Contributing to Spark

Before opening a pull request, review the Contributing to Spark guide. It lists steps that are required before creating a PR. In particular, consider:

  • Is the change important and ready enough to ask the community to spend time reviewing?
  • Have you searched for existing, related JIRAs and pull requests?
  • Is this a new feature that can stand alone as a third party project ?
  • Is the change being proposed clearly explained and motivated?

When you contribute code, you affirm that the contribution is your original work and that you license the work to the project under the project‘s open source license. Whether or not you state this explicitly, by submitting any copyrighted material via pull request, email, or other means you agree to license the material under the project’s open source license and warrant that you have the legal authority to do so.

Code Style and Checks

When submitting code we use a number of checks in our continous integration system to ensure a consitent style and adherence to license rules. You can run these checks locally by running:

make check

This requires the following tools to be present in your PATH:

  1. Java for checking license headers
  2. gofumpt for formatting Go code
  3. golangci-lint for linting Go code

Running Tests

To run the tests locally, you can run:

make test

This will run the unit tests. If you want to run the integration tests, you can run:

make integration

Lastly, if you want to run all tests and generate the coverage analysis, you can run:

make fulltest

The output of the coverage analysis will be in the coverage.out file. An HTML version of the coverage report is generated and accessible at coverage.html.

How to write tests

Please make sure that you have proper testing for the new code your adding.
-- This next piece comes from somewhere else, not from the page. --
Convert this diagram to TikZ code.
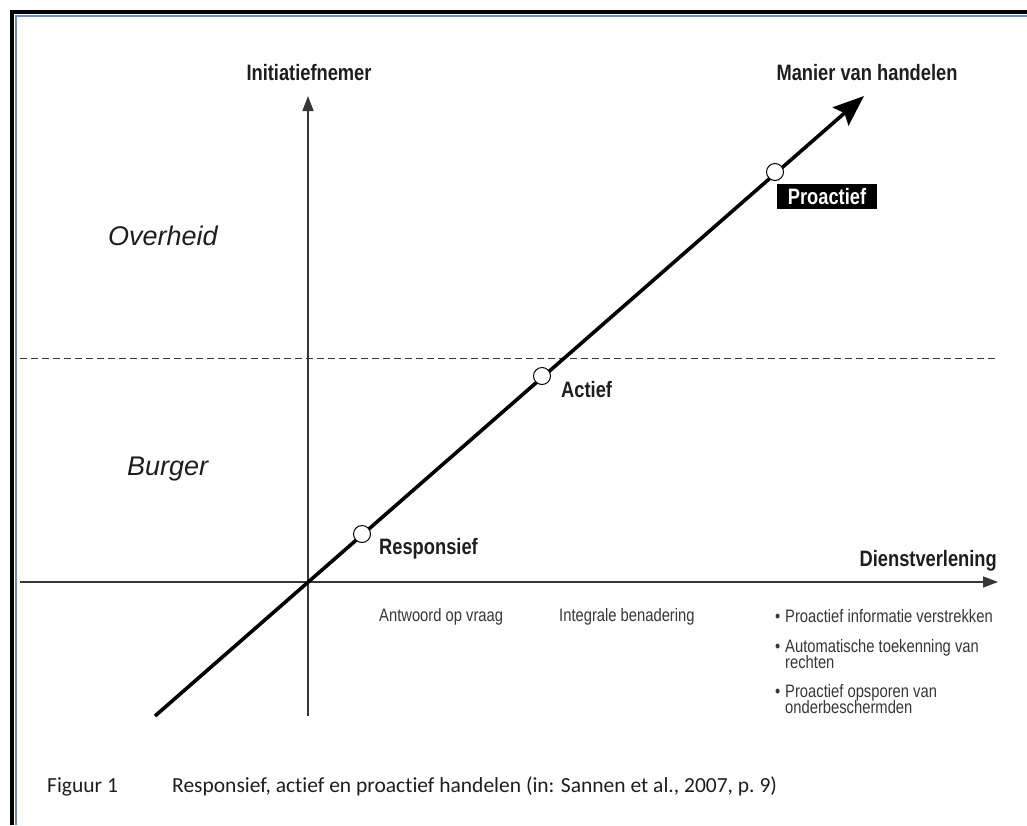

As part of the code base we started to add mocks that allow you to simulate a lot of the necessary API and don't require a running Spark instance.

mock.ProtoClient is a mock implementation of the SparkConnectService_ExecutePlanClient interface which is the server-side stream of messages coming as a response from the server.

testutils.NewConnectServiceClientMock will create a mock client that implements the SparkConnectServiceClient interface.

The combination of these two mocks allows you to test the client side of the code without having to connect to Spark.

What to contribute

We welcome contributions of all kinds to the spark-connect-go project. Some examples of contributions are providing implementations of functionality that is missing in the Go implementation. Some examples are, but are not limited to:

  • Adding an existing feature of the DataFrame API in Golang.
  • Adding support for a builtin function in the Spark API in Golang.
  • Improving error handling in the client.

If you are unsure about whether a contribution is a good fit, feel free to open an issue in the Apache Spark Jira.